I should say that this is a point of view that conveniently forgets that the woman in question is an adult with a right to choose. Instead, I’d hazard it says more about the state of mind of those putting forward the argument. No, my thoughts are purely about aesthetics. Very simply, it’s a myth that every man wants a hairless woman.

In the 1970s, razors apparently didn’t exist. Anyone who’s seen ‘Emmanuelle’… (OK, bad example given that actress Sylvia Krystal was Dutch in a French film and therefore revelling in hair). Anyone who’s seen the ‘Confessions of’ films, or a Mayfair magazine from the era would know that women never shaved – or certainly not to the extent that they looked like they had.

And I can attest that was equally true in the 80s and into the 90s.

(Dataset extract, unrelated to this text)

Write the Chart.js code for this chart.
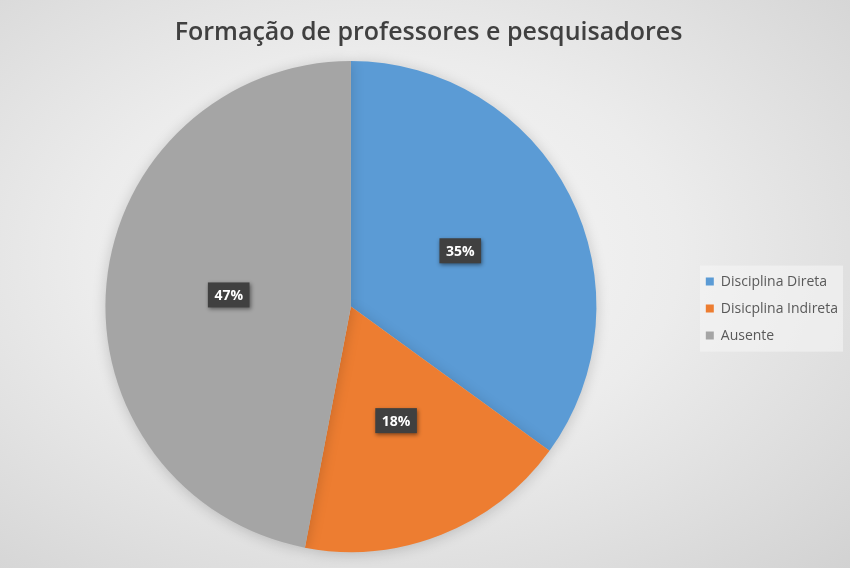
<!DOCTYPE html>
<html>
<head>
<meta charset="utf-8">
<script src="https://cdn.jsdelivr.net/npm/chart.js@4.4.1/dist/chart.umd.min.js"></script>
<style>
  html, body { margin: 0; padding: 0; }
  body { width: 850px; height: 568px; overflow: hidden; }
  #wrap {
    width: 850px; height: 568px;
    background: radial-gradient(ellipse at 45% 45%, #f8f8f8 0%, #ececec 45%, #d2d2d2 100%);
  }
</style>
</head>
<body>
<div id="wrap"><canvas id="pieChart" width="850" height="568"></canvas></div>
<script>
const categories = ['Disciplina Direta', 'Disicplina Indireta', 'Ausente'];
const shares = [35, 18, 47];
const colors = ['#5b9bd5', '#ed7d31', '#a5a5a5'];

// light box behind the legend items
const legendBox = {
    id: 'legendBox',
    beforeDraw(chart) {
        const lg = chart.legend;
        if (!lg || !lg.legendHitBoxes || !lg.legendHitBoxes.length) return;
        const hb = lg.legendHitBoxes;
        const top = Math.min(...hb.map(b => b.top));
        const bottom = Math.max(...hb.map(b => b.top + b.height));
        const c = chart.ctx;
        c.save();
        c.fillStyle = 'rgba(245,245,245,0.6)';
        c.fillRect(700, top - 9, 143, bottom - top + 18);
        c.restore();
    }
};

// soft shadow under the pie
const pieShadow = {
    id: 'pieShadow',
    beforeDatasetsDraw(chart) {
        const c = chart.ctx;
        c.save();
        c.shadowColor = 'rgba(0,0,0,0.18)';
        c.shadowBlur = 14;
        c.shadowOffsetX = 0;
        c.shadowOffsetY = 2;
    },
    afterDatasetsDraw(chart) {
        chart.ctx.restore();
    }
};

// dark boxed percentage labels
const sliceLabels = {
    id: 'sliceLabels',
    afterDatasetsDraw(chart) {
        const c = chart.ctx;
        const meta = chart.getDatasetMeta(0);
        c.save();
        c.font = 'bold 14px "Open Sans"';
        c.textAlign = 'center';
        c.textBaseline = 'middle';
        meta.data.forEach((arc, i) => {
            const p = arc.tooltipPosition();
            const txt = shares[i] + '%';
            const w = c.measureText(txt).width + 13;
            const h = 25;
            c.shadowColor = 'rgba(0,0,0,0.45)';
            c.shadowBlur = 4;
            c.shadowOffsetX = 1;
            c.shadowOffsetY = 2;
            c.fillStyle = '#404040';
            c.fillRect(p.x - w / 2, p.y - h / 2, w, h);
            c.shadowColor = 'transparent';
            c.fillStyle = '#ffffff';
            c.fillText(txt, p.x, p.y + 1);
        });
        c.restore();
    }
};

new Chart(document.getElementById('pieChart'), {
    type: 'pie',
    data: {
        labels: categories,
        datasets: [{
            data: shares,
            backgroundColor: colors,
            borderWidth: 0
        }]
    },
    options: {
        responsive: false,
        animation: false,
        devicePixelRatio: 1,
        layout: { padding: { top: 0, bottom: 16, left: 9, right: 2 } },
        plugins: {
            title: {
                display: true,
                text: 'Formação de professores e pesquisadores',
                color: '#404040',
                font: { family: '"Open Sans"', size: 25, weight: '600' },
                padding: { top: 18, bottom: 13 }
            },
            legend: {
                position: 'right',
                title: {
                    display: true,
                    text: ' ',
                    font: { size: 1 },
                    padding: 32
                },
                labels: {
                    color: '#595959',
                    font: { family: '"Open Sans"', size: 14 },
                    boxWidth: 8,
                    boxHeight: 8,
                    padding: 13
                }
            },
            tooltip: { enabled: false }
        }
    },
    plugins: [legendBox, pieShadow, sliceLabels]
});
</script>
</body>
</html>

Now, 20 years later, women are being both pushed and encouraged to bare all in a complete u-turn. It’s a matter of centimetres as to whether a woman has a Brazilian, a Playboy, a European and even a Hitler. No doubt Der Fuhrer would be very proud that his legacy didn’t completely run to world devastation.

And now, men too are getting in on the act. Yep, brothers are doing it for themselves.

It’s odd. As a guy, I can reveal that we spend our puberty years praying we won’t be the last to grow pubic hair. Anything not to resemble a little boy in High School and so successfully stave off years of abuse. And now some guys are shaving it off?

These have to be men who obviously never play sport or appear in any environment where they have to undress in front of other men. Even when all grown up, the ridicule would be unbearable – no pun intended.

Men who shave their chest hair are in a tiny minority and really, really need to have that model physique before revealing their quivering man boobs shorn and shivering. I also know, in the straight world, a ‘back, sack and crack’ wax never set the male imagination alight.

Perhaps in the more body conscious male gay scene, a smooth operator is more desirable, but now that ‘bear’ has taken on a whole new meaning, I doubt it even more.

I don’t know. Do ladies prefer their men bare down there? Or are some men so blinkered that it produces an optical illusion of a few extra inches. If so, chances are that they’ll be found out if they ever find a woman who wants to sleep with a plucked chicken.

The money shot is that men don’t shave to please their woman and it’s all about a misplaced vanity. Equally ladies, shave and shape if that’s what makes you comfortable, but don’t do it just to please your man, or because you think it’s what every man expects or wants. You’ll be wrong.

We love you the way nature intended too and if a man isn’t prepared to accept you that way, he’s a clearly an immature boy – still desperately waiting for his hair to sprout.